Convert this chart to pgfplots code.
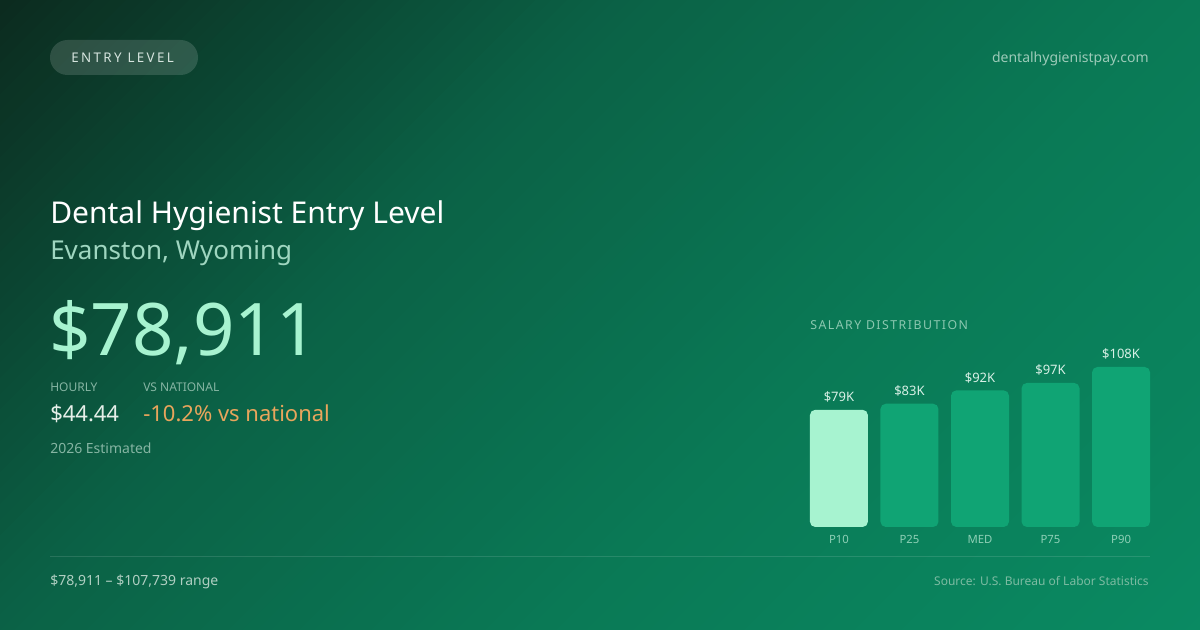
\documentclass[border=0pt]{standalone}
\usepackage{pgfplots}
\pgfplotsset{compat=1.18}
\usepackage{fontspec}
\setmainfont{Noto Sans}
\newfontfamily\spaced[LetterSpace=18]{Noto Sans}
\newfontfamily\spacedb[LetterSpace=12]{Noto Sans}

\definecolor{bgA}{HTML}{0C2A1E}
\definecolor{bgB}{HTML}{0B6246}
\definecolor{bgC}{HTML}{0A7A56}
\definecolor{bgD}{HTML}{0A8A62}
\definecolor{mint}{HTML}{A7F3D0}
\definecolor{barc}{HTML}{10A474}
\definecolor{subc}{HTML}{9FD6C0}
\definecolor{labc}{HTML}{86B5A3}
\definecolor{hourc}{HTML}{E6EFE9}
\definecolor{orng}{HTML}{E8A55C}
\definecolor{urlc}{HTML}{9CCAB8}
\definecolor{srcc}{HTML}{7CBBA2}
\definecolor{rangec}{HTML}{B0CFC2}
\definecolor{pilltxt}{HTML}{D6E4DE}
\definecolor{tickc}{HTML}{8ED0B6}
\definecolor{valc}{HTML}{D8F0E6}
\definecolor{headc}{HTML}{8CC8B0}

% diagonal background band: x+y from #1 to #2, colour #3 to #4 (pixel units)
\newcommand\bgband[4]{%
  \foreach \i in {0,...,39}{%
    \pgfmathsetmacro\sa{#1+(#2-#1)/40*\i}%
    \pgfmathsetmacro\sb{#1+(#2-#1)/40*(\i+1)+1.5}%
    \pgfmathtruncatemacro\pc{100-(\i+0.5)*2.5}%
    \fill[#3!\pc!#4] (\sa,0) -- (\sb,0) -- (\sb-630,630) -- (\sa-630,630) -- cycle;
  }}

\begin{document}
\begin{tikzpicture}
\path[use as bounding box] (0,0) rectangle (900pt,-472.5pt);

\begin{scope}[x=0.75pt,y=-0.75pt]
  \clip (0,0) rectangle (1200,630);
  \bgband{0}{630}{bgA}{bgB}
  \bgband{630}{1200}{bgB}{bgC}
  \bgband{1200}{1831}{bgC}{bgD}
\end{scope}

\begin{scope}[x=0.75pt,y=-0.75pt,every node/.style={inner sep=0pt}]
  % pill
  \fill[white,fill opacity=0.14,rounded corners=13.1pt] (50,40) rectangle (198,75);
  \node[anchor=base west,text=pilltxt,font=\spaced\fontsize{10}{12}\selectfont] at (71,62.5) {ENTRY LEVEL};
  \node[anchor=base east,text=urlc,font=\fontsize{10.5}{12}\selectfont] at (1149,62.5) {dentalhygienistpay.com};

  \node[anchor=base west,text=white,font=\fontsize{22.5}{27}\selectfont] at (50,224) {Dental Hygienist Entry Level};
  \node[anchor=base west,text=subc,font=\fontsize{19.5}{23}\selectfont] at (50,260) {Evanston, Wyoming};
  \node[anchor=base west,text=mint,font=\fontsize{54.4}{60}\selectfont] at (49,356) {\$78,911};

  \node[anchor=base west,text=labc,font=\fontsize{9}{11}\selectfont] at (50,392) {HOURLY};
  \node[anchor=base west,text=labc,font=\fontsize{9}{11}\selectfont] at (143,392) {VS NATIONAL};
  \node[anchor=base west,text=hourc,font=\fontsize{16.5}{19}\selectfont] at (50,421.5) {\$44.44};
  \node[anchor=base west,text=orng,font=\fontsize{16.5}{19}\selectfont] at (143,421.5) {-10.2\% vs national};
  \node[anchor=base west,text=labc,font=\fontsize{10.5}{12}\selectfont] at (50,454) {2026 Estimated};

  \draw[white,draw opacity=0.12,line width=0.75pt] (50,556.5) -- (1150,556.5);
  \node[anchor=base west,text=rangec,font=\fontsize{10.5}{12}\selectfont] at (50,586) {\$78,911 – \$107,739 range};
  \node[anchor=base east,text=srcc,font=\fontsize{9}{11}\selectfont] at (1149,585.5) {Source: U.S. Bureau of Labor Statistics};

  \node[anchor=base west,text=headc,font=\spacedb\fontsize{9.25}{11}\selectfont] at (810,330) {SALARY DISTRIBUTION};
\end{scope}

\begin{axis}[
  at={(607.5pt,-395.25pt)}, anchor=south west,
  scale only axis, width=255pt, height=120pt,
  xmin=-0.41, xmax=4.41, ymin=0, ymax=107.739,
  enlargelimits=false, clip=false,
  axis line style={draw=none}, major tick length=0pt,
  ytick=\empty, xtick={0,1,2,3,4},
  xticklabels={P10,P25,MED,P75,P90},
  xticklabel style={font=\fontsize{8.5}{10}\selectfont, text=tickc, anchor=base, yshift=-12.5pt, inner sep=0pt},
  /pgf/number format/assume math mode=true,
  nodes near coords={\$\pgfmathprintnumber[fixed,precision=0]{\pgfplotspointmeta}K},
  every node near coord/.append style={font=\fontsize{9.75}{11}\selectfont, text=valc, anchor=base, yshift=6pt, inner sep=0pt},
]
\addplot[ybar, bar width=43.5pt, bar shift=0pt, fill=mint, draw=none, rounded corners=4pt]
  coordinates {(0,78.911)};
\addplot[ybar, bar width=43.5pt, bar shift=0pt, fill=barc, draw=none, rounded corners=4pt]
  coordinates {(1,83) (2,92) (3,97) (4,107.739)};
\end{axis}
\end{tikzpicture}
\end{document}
--------------------
#### SHORT TASK:
Copy the data exactly. Any picture it contains is to be omitted.

#### PROBLEM SOLUTION:
Convert this chart to pgfplots code.
\documentclass[border=0pt]{standalone}
\usepackage{pgfplots}
\pgfplotsset{compat=1.18}
\usepackage{fontspec}
\setmainfont{Noto Sans}
\newfontfamily\spaced[LetterSpace=18]{Noto Sans}
\newfontfamily\spacedb[LetterSpace=12]{Noto Sans}

\definecolor{bgA}{HTML}{0C2A1E}
\definecolor{bgB}{HTML}{0B6246}
\definecolor{bgC}{HTML}{0A7A56}
\definecolor{bgD}{HTML}{0A8A62}
\definecolor{mint}{HTML}{A7F3D0}
\definecolor{barc}{HTML}{10A474}
\definecolor{subc}{HTML}{9FD6C0}
\definecolor{labc}{HTML}{86B5A3}
\definecolor{hourc}{HTML}{E6EFE9}
\definecolor{orng}{HTML}{E8A55C}
\definecolor{urlc}{HTML}{9CCAB8}
\definecolor{srcc}{HTML}{7CBBA2}
\definecolor{rangec}{HTML}{B0CFC2}
\definecolor{pilltxt}{HTML}{D6E4DE}
\definecolor{tickc}{HTML}{8ED0B6}
\definecolor{valc}{HTML}{D8F0E6}
\definecolor{headc}{HTML}{8CC8B0}

% diagonal background band: x+y from #1 to #2, colour #3 to #4 (pixel units)
\newcommand\bgband[4]{%
  \foreach \i in {0,...,39}{%
    \pgfmathsetmacro\sa{#1+(#2-#1)/40*\i}%
    \pgfmathsetmacro\sb{#1+(#2-#1)/40*(\i+1)+1.5}%
    \pgfmathtruncatemacro\pc{100-(\i+0.5)*2.5}%
    \fill[#3!\pc!#4] (\sa,0) -- (\sb,0) -- (\sb-630,630) -- (\sa-630,630) -- cycle;
  }}

\begin{document}
\begin{tikzpicture}
\path[use as bounding box] (0,0) rectangle (900pt,-472.5pt);

\begin{scope}[x=0.75pt,y=-0.75pt]
  \clip (0,0) rectangle (1200,630);
  \bgband{0}{630}{bgA}{bgB}
  \bgband{630}{1200}{bgB}{bgC}
  \bgband{1200}{1831}{bgC}{bgD}
\end{scope}

\begin{scope}[x=0.75pt,y=-0.75pt,every node/.style={inner sep=0pt}]
  % pill
  \fill[white,fill opacity=0.14,rounded corners=13.1pt] (50,40) rectangle (198,75);
  \node[anchor=base west,text=pilltxt,font=\spaced\fontsize{10}{12}\selectfont] at (71,62.5) {ENTRY LEVEL};
  \node[anchor=base east,text=urlc,font=\fontsize{10.5}{12}\selectfont] at (1149,62.5) {dentalhygienistpay.com};

  \node[anchor=base west,text=white,font=\fontsize{22.5}{27}\selectfont] at (50,224) {Dental Hygienist Entry Level};
  \node[anchor=base west,text=subc,font=\fontsize{19.5}{23}\selectfont] at (50,260) {Evanston, Wyoming};
  \node[anchor=base west,text=mint,font=\fontsize{54.4}{60}\selectfont] at (49,356) {\$78,911};

  \node[anchor=base west,text=labc,font=\fontsize{9}{11}\selectfont] at (50,392) {HOURLY};
  \node[anchor=base west,text=labc,font=\fontsize{9}{11}\selectfont] at (143,392) {VS NATIONAL};
  \node[anchor=base west,text=hourc,font=\fontsize{16.5}{19}\selectfont] at (50,421.5) {\$44.44};
  \node[anchor=base west,text=orng,font=\fontsize{16.5}{19}\selectfont] at (143,421.5) {-10.2\% vs national};
  \node[anchor=base west,text=labc,font=\fontsize{10.5}{12}\selectfont] at (50,454) {2026 Estimated};

  \draw[white,draw opacity=0.12,line width=0.75pt] (50,556.5) -- (1150,556.5);
  \node[anchor=base west,text=rangec,font=\fontsize{10.5}{12}\selectfont] at (50,586) {\$78,911 – \$107,739 range};
  \node[anchor=base east,text=srcc,font=\fontsize{9}{11}\selectfont] at (1149,585.5) {Source: U.S. Bureau of Labor Statistics};

  \node[anchor=base west,text=headc,font=\spacedb\fontsize{9.25}{11}\selectfont] at (810,330) {SALARY DISTRIBUTION};
\end{scope}

\begin{axis}[
  at={(607.5pt,-395.25pt)}, anchor=south west,
  scale only axis, width=255pt, height=120pt,
  xmin=-0.41, xmax=4.41, ymin=0, ymax=107.739,
  enlargelimits=false, clip=false,
  axis line style={draw=none}, major tick length=0pt,
  ytick=\empty, xtick={0,1,2,3,4},
  xticklabels={P10,P25,MED,P75,P90},
  xticklabel style={font=\fontsize{8.5}{10}\selectfont, text=tickc, anchor=base, yshift=-12.5pt, inner sep=0pt},
  /pgf/number format/assume math mode=true,
  nodes near coords={\$\pgfmathprintnumber[fixed,precision=0]{\pgfplotspointmeta}K},
  every node near coord/.append style={font=\fontsize{9.75}{11}\selectfont, text=valc, anchor=base, yshift=6pt, inner sep=0pt},
]
\addplot[ybar, bar width=43.5pt, bar shift=0pt, fill=mint, draw=none, rounded corners=4pt]
  coordinates {(0,78.911)};
\addplot[ybar, bar width=43.5pt, bar shift=0pt, fill=barc, draw=none, rounded corners=4pt]
  coordinates {(1,83) (2,92) (3,97) (4,107.739)};
\end{axis}
\end{tikzpicture}
\end{document}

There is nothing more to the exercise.